The government’s disbursement of Tk 213.56 crore to victims of road accidents over the past three years is certainly a positive. It is the least that should be done for families who have lost loved ones or suffered injuries due to the chaos on our roads.
What must simultaneously be ensured is that these funds are being utilized properly, and reach the people they need to, and are distributed fairly and equitably.
However, while compensation certainly provides relief, it does not address the root of the problem. What Bangladesh has long needed is not just payouts but genuine reform to bring about road safety.
Year after year, thousands of lives are lost to reckless driving, unfit vehicles, overcrowded highways, and weak enforcement.

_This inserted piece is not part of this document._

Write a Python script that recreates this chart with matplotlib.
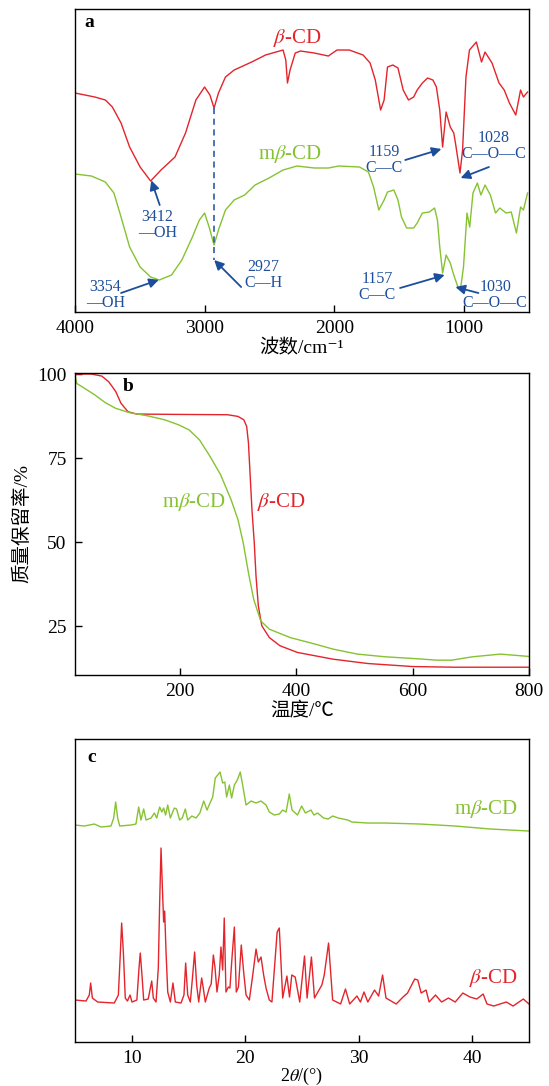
"""FTIR (a), TGA (b) and XRD (c) of beta-CD and m-beta-CD, stacked in one figure."""

import matplotlib
matplotlib.use("Agg")
import matplotlib.pyplot as plt
import numpy as np

plt.rcParams["font.family"] = ["Liberation Serif", "Noto Sans CJK SC", "DejaVu Serif"]
plt.rcParams["mathtext.fontset"] = "stix"

RED = "#e3242b"
GREEN = "#86c232"
BLUE = "#1c4e9c"

# ---- (a) FTIR, transmittance in arbitrary units ----
ftir_wn_b = [4000, 3847, 3766, 3712, 3645, 3579, 3498, 3417, 3337, 3229, 3148, 3068,
             3001, 2960, 2928, 2894, 2840, 2773, 2638, 2531, 2396, 2375, 2362, 2342,
             2302, 2262, 2155, 2047, 1980, 1886, 1779, 1725, 1685, 1644, 1617, 1591,
             1550, 1510, 1470, 1429, 1389, 1362, 1322, 1282, 1241, 1214, 1188, 1166,
             1139, 1107, 1080, 1067, 1032, 1012, 986, 959, 906, 866, 839, 785, 731,
             691, 651, 602, 565, 543, 511]
ftir_t_b = [219, 215, 212, 205, 189, 165, 145, 131, 142, 155, 179, 212,
            225, 217, 204, 219, 235, 242, 250, 257, 262, 252, 229, 242,
            259, 261, 259, 256, 262, 262, 257, 249, 232, 202, 212, 245,
            247, 244, 222, 212, 215, 222, 229, 234, 232, 225, 202, 165,
            200, 185, 179, 169, 139, 162, 235, 262, 270, 250, 260, 249, 229,
            222, 209, 197, 222, 215, 220]

ftir_wn_m = [4000, 3874, 3766, 3700, 3645, 3579, 3498, 3417, 3350, 3256, 3176, 3095,
             3041, 3001, 2966, 2928, 2894, 2840, 2773, 2692, 2612, 2504, 2396, 2289,
             2155, 2047, 1967, 1806, 1738, 1698, 1658, 1617, 1591, 1542, 1510, 1483,
             1443, 1389, 1362, 1322, 1268, 1228, 1206, 1188, 1166, 1139, 1107, 1080,
             1048, 1026, 1005, 978, 957, 932, 898, 871, 839, 798, 758, 725, 677,
             637, 597, 565, 543, 511]
ftir_t_m = [138, 136, 130, 119, 95, 65, 45, 35, 32, 37, 52, 75,
            92, 99, 85, 67, 82, 102, 112, 117, 127, 134, 142, 146,
            144, 144, 146, 145, 140, 125, 102, 112, 120, 122, 112, 95,
            84, 84, 89, 99, 100, 104, 92, 65, 39, 57, 49, 37,
            25, 25, 45, 99, 85, 119, 129, 117, 127, 117, 99, 104, 99,
            100, 79, 105, 102, 119]

# ---- (b) TGA, mass retention / % ----
tga_t_b = [20, 48, 66, 78, 90, 99, 111, 126, 192, 282, 300, 310, 315, 318, 321, 324,
           328, 331, 335, 341, 354, 372, 402, 463, 523, 600, 672, 800]
tga_m_b = [100, 100, 99.4, 97.7, 94.8, 91.3, 88.8, 88.1, 88.0, 87.9, 87.4, 86.4, 84.4,
           79.5, 69.6, 59.7, 49.8, 39.9, 31.0, 25.1, 21.6, 19.2, 17.2, 15.2, 13.9,
           13.0, 12.8, 12.8]

tga_t_m = [20, 23, 36, 54, 72, 90, 114, 144, 174, 198, 216, 234, 252, 270, 288, 300,
           309, 318, 327, 339, 354, 390, 432, 463, 505, 553, 600, 642, 667, 703, 751, 800]
tga_m_m = [99.7, 97.2, 95.8, 93.8, 91.5, 89.8, 88.5, 87.6, 86.4, 84.9, 83.4, 80.4,
           75.5, 70.1, 62.7, 56.7, 49.8, 40.9, 33.0, 26.6, 24.1, 21.6, 19.7, 18.2,
           16.7, 15.9, 15.4, 14.9, 14.9, 15.9, 16.7, 16.0]

# ---- (c) XRD, intensity in arbitrary units ----
xrd_2t_m = [5.0, 5.82, 6.7, 7.29, 8.17, 8.41, 8.58, 8.76, 8.94, 9.93, 10.37, 10.61,
            10.81, 11.05, 11.26, 11.7, 11.99, 12.2, 12.46, 12.65, 12.81, 12.98, 13.17,
            13.4, 13.75, 13.95, 14.22, 14.45, 14.72, 14.93, 15.3, 15.66, 16.0, 16.34,
            16.63, 17.13, 17.36, 17.57, 17.78, 18.01, 18.2, 18.36, 18.6, 18.8, 19.04,
            19.3, 19.56, 19.77, 20.07, 20.51, 20.95, 21.39, 21.83, 22.12, 22.56, 23.0,
            23.3, 23.6, 23.88, 24.12, 24.6, 24.97, 25.3, 25.79, 26.05, 26.38, 26.9,
            27.3, 27.7, 28.2, 29.03, 29.4, 30.8, 32.3, 35.4, 38.5, 41.6, 45.0]
xrd_i_m = [217, 216, 218, 215, 216, 224, 240, 224, 216, 217, 218, 235,
           222, 233, 222, 224, 229, 224, 235, 230, 234, 227, 237,
           224, 234, 233, 222, 224, 233, 222, 226, 224, 229, 241,
           232, 245, 264, 267, 270, 259, 260, 245, 257, 244, 257,
           262, 270, 257, 237, 241, 239, 241, 237, 230, 227, 228,
           232, 230, 248, 232, 227, 236, 229, 232, 227, 229, 224,
           223, 226, 224, 222, 220, 219, 219, 218, 216, 213, 211]

xrd_2t_b = [5.0, 5.97, 6.26, 6.38, 6.53, 7.0, 8.46, 8.82, 9.0, 9.11, 9.26, 9.43,
            9.62, 9.85, 10.02, 10.45, 10.64, 10.75, 10.9, 11.05, 11.45, 11.76, 11.9,
            12.14, 12.34, 12.46, 12.58, 12.7, 12.81, 12.9, 13.02, 13.17, 13.4, 13.63,
            13.84, 14.34, 14.6, 14.75, 14.93, 15.16, 15.37, 15.54, 15.72, 15.9, 16.16,
            16.3, 16.48, 16.83, 17.0, 17.19, 17.33, 17.51, 17.71, 17.86, 18.01, 18.15,
            18.3, 18.51, 18.65, 18.83, 19.04, 19.21, 19.4, 19.65, 19.86, 20.07, 20.36,
            20.66, 20.95, 21.15, 21.39, 21.62, 21.83, 22.12, 22.35, 22.81, 23.0, 23.3,
            23.67, 23.9, 24.1, 24.4, 24.8, 25.22, 25.45, 25.83, 26.1, 26.75, 26.96,
            27.34, 27.7, 28.4, 28.83, 29.2, 29.84, 30.15, 30.46, 30.8, 31.39, 31.75,
            32.1, 32.4, 33.3, 33.9, 34.3, 34.93, 35.2, 35.5, 35.93, 36.2, 36.76, 37.3,
            37.9, 38.5, 39.17, 39.8, 40.4, 40.96, 41.3, 41.9, 43.0, 43.6, 44.5, 45.0]
xrd_i_b = [42, 41, 47, 59, 44, 40, 39, 47, 90, 119, 90, 44,
           41, 47, 40, 42, 74, 89, 67, 42, 43, 61, 44,
           40, 74, 140, 194, 154, 120, 131, 90, 50, 40, 59,
           40, 39, 47, 79, 47, 40, 67, 90, 57, 40, 64,
           54, 40, 54, 58, 87, 75, 50, 67, 95, 72, 124,
           50, 55, 54, 84, 115, 50, 55, 97, 70, 47, 42,
           67, 93, 80, 85, 67, 54, 42, 40, 110, 114, 44,
           66, 45, 67, 65, 40, 86, 44, 85, 44, 57, 67,
           99, 42, 38, 53, 38, 46, 40, 50, 40, 52, 46,
           67, 44, 38, 45, 49, 63, 62, 49, 52, 40, 47, 40,
           44, 40, 49, 45, 43, 48, 38, 36, 40, 36, 43, 38]

CJK = ["Liberation Serif", "Noto Sans CJK SC", "DejaVu Serif"]


def style_axes(ax):
    ax.tick_params(direction="in", length=5, width=1.0, labelsize=14, pad=6)
    for sp in ax.spines.values():
        sp.set_linewidth(1.0)


def panel_a(ax):
    ax.plot(ftir_wn_b, ftir_t_b, color=RED, lw=1.0)
    ax.plot(ftir_wn_m, ftir_t_m, color=GREEN, lw=1.0)
    ax.set_xlim(4000, 500)
    ax.set_ylim(0, 303)
    ax.set_xticks([4000, 3000, 2000, 1000])
    ax.set_yticks([])
    style_axes(ax)
    ax.set_xlabel("波数/cm⁻¹", fontsize=14, family=CJK, labelpad=1)

    # interpolators need ascending x
    def tb(w):
        return np.interp(w, ftir_wn_b[::-1], ftir_t_b[::-1])

    def tm(w):
        return np.interp(w, ftir_wn_m[::-1], ftir_t_m[::-1])

    ax.text(0.021, 0.957, "a", transform=ax.transAxes, fontsize=14, weight="bold",
            va="center")
    ax.text(2285, 274, r"$\beta$-CD", color=RED, fontsize=15, ha="center", va="center")
    ax.text(2340, 158, r"m$\beta$-CD", color=GREEN, fontsize=15, ha="center", va="center")

    ax.plot([2927, 2927], [tb(2927), 52], color=BLUE, lw=1.1, ls=(0, (4, 3)))

    arrow = dict(arrowstyle="-|>", color=BLUE, lw=1.3, mutation_scale=14, shrinkA=0, shrinkB=0)
    notes = [
        # text, text position, arrow tail, arrow head
        ("3412\n—OH", (3363, 87), (3347, 107), (3412, tb(3412))),
        ("2927\nC—H", (2550, 37), (2719, 25), (2927, 52)),
        ("3354\n—OH", (3766, 17), (3645, 19), (3354, tm(3354))),
        ("1159\nC—C", (1615, 152), (1454, 152), (1175, 163)),
        ("1028\nC—O—C", (769, 166), (809, 145), (1027, 134)),
        ("1157\nC—C", (1671, 25), (1494, 24), (1150, 37)),
        ("1030\nC—O—C", (761, 17), (890, 19), (1067, 25)),
    ]
    for label, xy_text, tail, head in notes:
        ax.text(*xy_text, label, color=BLUE, fontsize=11.5, ha="center", va="center",
                linespacing=1.0)
        ax.annotate("", xy=head, xytext=tail, arrowprops=arrow)


def panel_b(ax):
    ax.plot(tga_t_b, tga_m_b, color=RED, lw=1.0)
    ax.plot(tga_t_m, tga_m_m, color=GREEN, lw=1.0)
    ax.set_xlim(20, 800)
    ax.set_ylim(10.5, 100.3)
    ax.set_xticks([200, 400, 600, 800])
    ax.set_yticks([25, 50, 75, 100])
    style_axes(ax)
    ax.set_xlabel("温度/℃", fontsize=14, family=CJK, labelpad=1)
    ax.set_ylabel("质量保留率/%", fontsize=14, family=CJK, labelpad=4)
    ax.text(0.118, 0.957, "b", transform=ax.transAxes, fontsize=14, weight="bold",
            ha="center", va="center")
    ax.text(225, 62, r"m$\beta$-CD", color=GREEN, fontsize=15, ha="center", va="center")
    ax.text(374, 62, r"$\beta$-CD", color=RED, fontsize=15, ha="center", va="center")


def panel_c(ax):
    ax.plot(xrd_2t_m, xrd_i_m, color=GREEN, lw=1.0)
    ax.plot(xrd_2t_b, xrd_i_b, color=RED, lw=1.0)
    ax.set_xlim(5, 45)
    ax.set_ylim(0, 303)
    ax.set_xticks([10, 20, 30, 40])
    ax.set_yticks([])
    style_axes(ax)
    ax.set_xlabel(r"2$\theta$/(°)", fontsize=13, labelpad=-1)
    ax.text(0.037, 0.94, "c", transform=ax.transAxes, fontsize=14, weight="bold",
            ha="center", va="center")
    ax.text(44.0, 233, r"m$\beta$-CD", color=GREEN, fontsize=15, ha="right", va="center")
    ax.text(44.0, 64, r"$\beta$-CD", color=RED, fontsize=15, ha="right", va="center")


def main():
    fig = plt.figure(figsize=(5.49, 10.86), dpi=100)
    left, width = 75 / 549, 454 / 549
    ax_a = fig.add_axes([left, 0.7127, width, 0.279])
    ax_b = fig.add_axes([left, 0.3785, width, 0.278])
    ax_c = fig.add_axes([left, 0.0405, width, 0.279])
    panel_a(ax_a)
    panel_b(ax_b)
    panel_c(ax_c)
    fig.savefig("out.png", dpi=100)


if __name__ == "__main__":
    main()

The carnage is predictable, preventable, and yet it continues.
Financial compensation simply cannot erase grief, nor can it substitute for the reforms that would significantly prevent these tragedies in the first place.
The government must confront this reality. By now, everybody knows the measures that need to be taken seriously, from stricter enforcement of traffic laws to mandatory fitness checks for vehicles and above all else, accountability.
We also need more investment in infrastructure that can handle peak travel and awareness campaigns that remind citizens that haste on the road can cost lives.
None of this will be possible without the political will to break the cycle of negligence, something that has sadly been missing for what appears to be decades at this stage.
Bangladesh must shift from managing the aftermath of accidents to preventing them altogether. That is what will truly be worth celebrating.